Rachel's Holiday, published in 1997, is the story of an addict, Rachel Walsh. A woman in her late twenties, she has left her home in Ireland to try to make a living in New York. The story begins with Rachel's 'accidental' overdose. "I was offended by the drug-addict allegation because I was nothing like one" says Rachel. She treats her life as a joke; that in her case, God's having a laugh. "...I felt as if I was on Cosmic Candid Camera. My life was prone to veering out of control...God...was more like a celestial Jeremy Beadle, and my life was the showcase he used to amuse the other Gods." She claims her overdose was just an unfortunate accident. She hadn't intended to kill herself. Her concerned family intervene and return her to Ireland where she takes her 'holiday' at 'The Cloisters', a drug rehabilitation facility. Rachel, desperately searching for positives, thought at least she'd meet rock stars and be treated to massages and saunas. She was in for a shock.

Keyes, with what seems to me to be amazing insight, engagingly explores Rachel's life at The Cloisters. She takes us intimately through Rachel's rehabilitation and through that of other characters; other residents with a range of addictions to drugs, alcohol and food. At the same time the narrative explores Rachel's back story and along with Rachel, we come to understand why she is an addict.

The story is both compassionate and humorous. Rachel is an extremely appealing person, despite how frustrated I was by her denial of her addiction. She sees it in others but it takes a long time for her to join the dots in her own case. A novel is working for me when I really care for the characters, as if they are real. With my own somewhat addictive traits and growing up in the middle of sisters I found loads to identify with in Rachel's Holiday. Rachel is hypersensitive, very susceptible to the cavalier bullying of her sisters and ignorant remarks made by parents who didn't know any better. (Other Walsh sisters tell their own stories in some of Keyes' other novels.}

I loved Keyes' writing style which abounds in hilarious figurative language. Here's just one example: Rachel says "They say the path of true love never runs smooth. Well, Luke and my true love's path didn't run at all, it limped along in new boots that were chafing at its heels. Blistered and cut, red and raw, every hopping, lopsided step, a little slice of agony...The night Luke stormed out of my kitchen - oh yes, even though he'd done it with cold control, he'd stormed nevertheless - the course of our true love stopped running at all and actually came to a complete standstill. It spent over two weeks doing nothing but loitering on a street corner, waiting for dole day, half-heartedly whistling at local girls coming home from their shifts at the factory."

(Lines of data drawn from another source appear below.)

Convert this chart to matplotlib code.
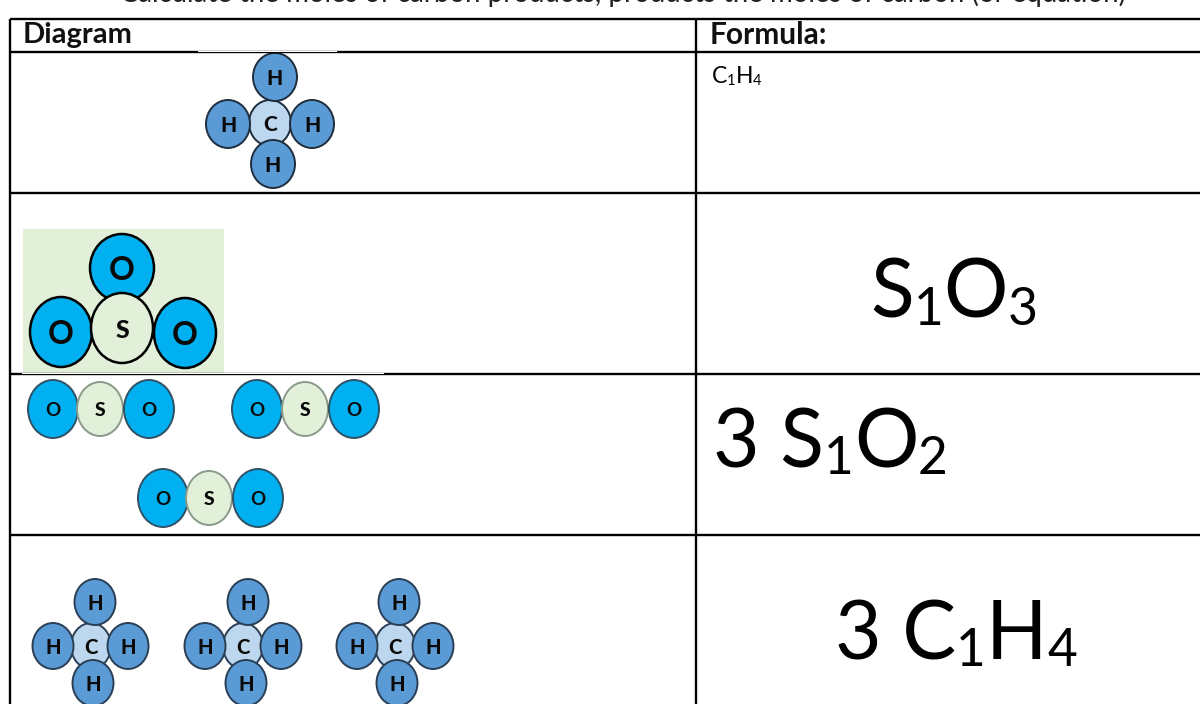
import matplotlib

matplotlib.use("Agg")
import matplotlib.pyplot as plt
from matplotlib.patches import Ellipse, Rectangle

plt.rcParams["font.family"] = ["Lato", "DejaVu Sans"]

header_left = "Diagram"
header_right = "Formula:"
clipped_line = "Calculate the moles of carbon products, products the moles of carbon (or equation)"

# each formula: (text, is_subscript) runs
methane_small = [("C", False), ("1", True), ("H", False), ("4", True)]
sulfur_trioxide = [("S", False), ("1", True), ("O", False), ("3", True)]
sulfur_dioxide = [("3 S", False), ("1", True), ("O", False), ("2", True)]
methane_three = [("3 C", False), ("1", True), ("H", False), ("4", True)]

row_lines = [19, 52, 193, 374, 535]
col_lines = [10, 696]

BLUE_H = "#5b9bd5"
PALE_C = "#bdd7ee"
BLUE_O = "#00b0f0"
PALE_S = "#e2efd9"

# atoms: label, x, y, rx, ry  (drawn in this order)
methane_1 = [
    ("C", 270, 123, 21, 23), ("H", 275, 77, 22, 24), ("H", 228, 124, 22, 24),
    ("H", 312, 124, 22, 24), ("H", 273, 164, 22, 24),
]
so3 = [
    ("O", 122, 268, 32, 34), ("O", 61, 332, 31, 35),
    ("O", 185, 333, 31, 35), ("S", 122, 328, 31, 35),
]
so2_molecules = [
    [("O", 53, 409, 25, 29), ("S", 100, 409, 23, 27), ("O", 149, 409, 25, 29)],
    [("O", 257, 409, 25, 29), ("S", 305, 409, 23, 27), ("O", 354, 409, 25, 29)],
    [("O", 163, 498, 25, 29), ("S", 209, 498, 23, 27), ("O", 258, 498, 25, 29)],
]
methane_row = [
    [("C", 91, 646, 20, 23), ("H", 95, 602, 20.5, 23), ("H", 53, 646, 20.5, 23),
     ("H", 128, 646, 20.5, 23), ("H", 93, 683, 20.5, 23)],
    [("C", 243, 646, 20, 23), ("H", 248, 602, 20.5, 23), ("H", 205, 646, 20.5, 23),
     ("H", 281, 646, 20.5, 23), ("H", 246, 683, 20.5, 23)],
    [("C", 395, 646, 20, 23), ("H", 399, 602, 20.5, 23), ("H", 357, 646, 20.5, 23),
     ("H", 433, 646, 20.5, 23), ("H", 397, 683, 20.5, 23)],
]

ATOM_COLORS = {"H": BLUE_H, "C": PALE_C, "O": BLUE_O, "S": PALE_S}


def draw_atoms(ax, atoms, edge, size, lw=1.4, s_edge=None, s_size=None):
    for label, x, y, rx, ry in atoms:
        ec = s_edge if (label == "S" and s_edge) else edge
        ax.add_patch(Ellipse((x, y), 2 * rx, 2 * ry, fc=ATOM_COLORS[label], ec=ec, lw=lw))
        fs = s_size if (label == "S" and s_size) else size
        weight = "bold" if label == "O" else "black"
        ax.text(x, y, label, fontsize=fs, fontweight=weight, color="#0a0a0a",
                ha="center", va="center_baseline")


def draw_formula(ax, renderer, x, baseline, runs, size, gap=0.0):
    for text, is_sub in runs:
        fs = size * 0.64 if is_sub else size
        y = baseline + (size * 0.125 if is_sub else 0)
        t = ax.text(x, y, text, fontsize=fs, color="black", ha="left", va="baseline")
        x = t.get_window_extent(renderer).x1 + size * gap


fig, ax = plt.subplots(figsize=(12, 7.04), dpi=100)
fig.subplots_adjust(0, 0, 1, 1)
ax.set_xlim(0, 1200)
ax.set_ylim(704, 0)
ax.axis("off")
renderer = fig.canvas.get_renderer()

ax.text(120, 2, clipped_line, fontsize=19.9, color="#222222", ha="left", va="baseline")

# table rules
for y in row_lines:
    ax.plot([10, 1200], [y, y], color="black", lw=1.7, solid_capstyle="butt")
for x in col_lines:
    ax.plot([x, x], [row_lines[0], 704], color="black", lw=1.7, solid_capstyle="butt")

# pasted pictures nibble the rules
ax.add_patch(Rectangle((198, 51.3), 139, 1.0, fc="white", ec="none", zorder=3))
ax.add_patch(Rectangle((22, 373.2), 362, 1.0, fc="white", ec="none", zorder=3))

ax.text(23, 32, header_left, fontsize=21, fontweight="bold", color="#111111", va="center_baseline")
ax.text(710, 32, header_right, fontsize=21.5, fontweight="bold", color="#111111", va="center_baseline")

draw_atoms(ax, methane_1, "#1f2d3d", 15)

ax.add_patch(Rectangle((23, 229), 201, 144, fc=PALE_S, ec="none"))
draw_atoms(ax, so3, "black", 23, lw=1.8, s_size=18)

for mol in so2_molecules:
    draw_atoms(ax, mol, "#2f5266", 13.5, s_edge="#8a9a8a", s_size=14)
for mol in methane_row:
    draw_atoms(ax, mol, "#2a3f55", 14.5)

draw_formula(ax, renderer, 712, 83, methane_small, 16.5)
draw_formula(ax, renderer, 870, 318, sulfur_trioxide, 58)
draw_formula(ax, renderer, 713, 467, sulfur_dioxide, 58)
draw_formula(ax, renderer, 835, 659, methane_three, 58)

fig.savefig("out.png", dpi=100)
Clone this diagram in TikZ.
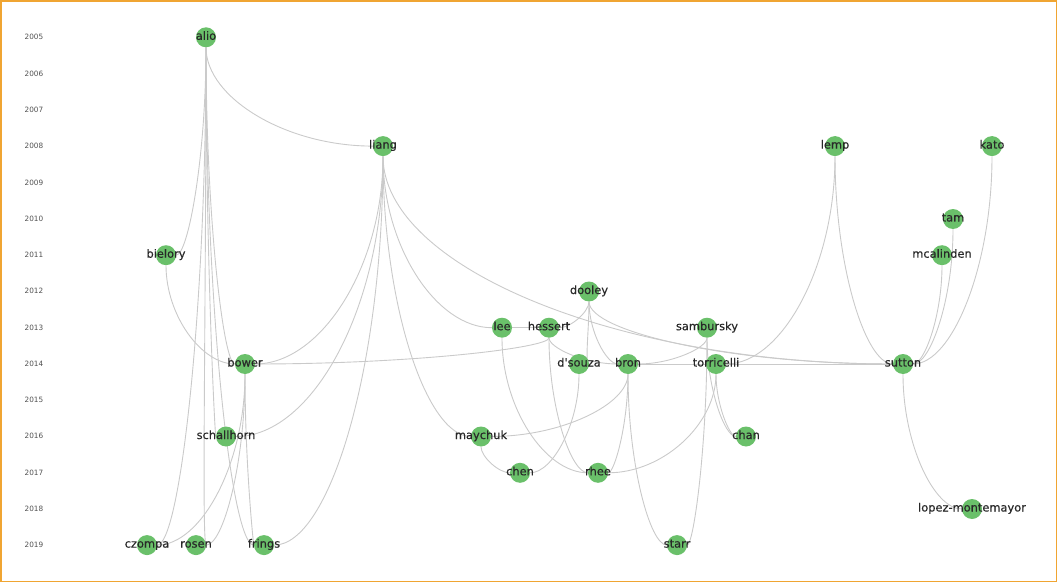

Keyes writes about the lives of women around the thirty age mark. She writes with intelligence, sensitivity, compassion and delicious humour. Her characters are credible. I particularly enjoy Keyes' political incorrectness. She often writes the stuff you might think but would avoid saying. Or maybe that's just me.




Thursday, February 8, 2018

Getting a fix

Several rows of handbags are arranged according to colour along a wall. Some are blingy with weighty chains, studs and clasps or magnetised fasteners. Others are fringed or quilted. There's one in straw with embroidered flowers. Browns, blacks, taupes, faux animal skins, occasional leather amidst more common 'pleather'. Unknown 'designers' tag bags. 

Amidst all this a tomatoey-red leather satchel catches her eye. 

Our shopper's heart rate increases, just a tad. She's wary of another customer, over whom she's just tripped. A potential rival, another woman of a certain age. At first she hadn't seen her sitting at the end of a rack of Plus Size Women's After Five on a little stool. The 'competition' is preoccupied by a lemon sling-back with six inch heels. Still, our shopper turns slightly to conceal her 'find'. She's conscious of a frisson, reminiscent of adolescence and smiles inwardly. Her face remains nonchalant as she pops the strap over her shoulder to see how her red leather friend feels. 

Cue non-stop inner monologue. See, she must have a little conversation with herself before proceeding. Capacious, she thinks, good given the load she carries everywhere. Fifteen dollars though? Bit steep for donated goods. Some of these places are getting a bit above themselves, she reckons. Hardly a bargain, is it? Seems new though. And leather. Yeah, but you could get a brand new one at Vic Market for a few bucks more. Oh go on. Splurge. What else do you spend money on? It is for charity, after all. 

Still with bag over shoulder, she heads for bric-a-brac. Almost wets herself over a 1960s Arcopal of France baking dish. Picks it up. Only $6.25! Salivates. Turns dish over in her hands; hugs it to chest having been unable to conceal excitement.  You don't need this, she tells herself sternly. Remember clearing out your mother's house, she warns. You don't want to do that to your own children,  do you? Do you? Well, why not? They'll inherit the whole lot. Why shouldn't they clear out a bit of stuff? They can sell it on Gumtree. Nah, replaces item carefully on shelf.

Meanwhile, she keeps her face impassive as she dawdles amongst shelves groaning under glassware, china, silverware, all of which tells stories of exuberant hopeful homemaking, unwanted wedding gifts, downsizing; relentless consumerism and the inevitable passing of time. So much exquisite pottery, handcrafted, delicately painted, skilfully turned. She went mad over that stuff some time between the late 70s and early 80s, she remembers. Now it's a ticking clock breeding on op shop shelves. 

Her $15 bag sits comfortably on her shoulder. Looks okay, she thinks, checking her reflection in a series of old mirrors in the furniture section. She wends her way through to - heart skips a beat - second hand books. Is there any better value? she considers happily. Well, the public library of course. But then you have to return or renew books by a certain date. Irritating. Unless of course one borrows from one's school library. Now there's something she misses about her previous life: the freedom of the library, albeit a little heavy on the Young Adult fiction. Fair enough, she supposes. It was, after all, a secondary school library. She kept some of those books out for nigh on seventeen years, finally returning them when she quit her job. Smiles to herself; scans the titles. Eyes off the 'light' fiction section; selects an as new old Marian Keyes' page turner. Good for a laugh and a think at the same time. Thrilled with herself, imagining several hours of reading pleasure for $3.95, she strides back to the bag section and frugally replaces the satchel amongst its red fellows. 

Reduce, reuse, recycle? Reduce wins. Hands two two-dollar coins to the man on the cash register. Keep the change, she says, magnanimously.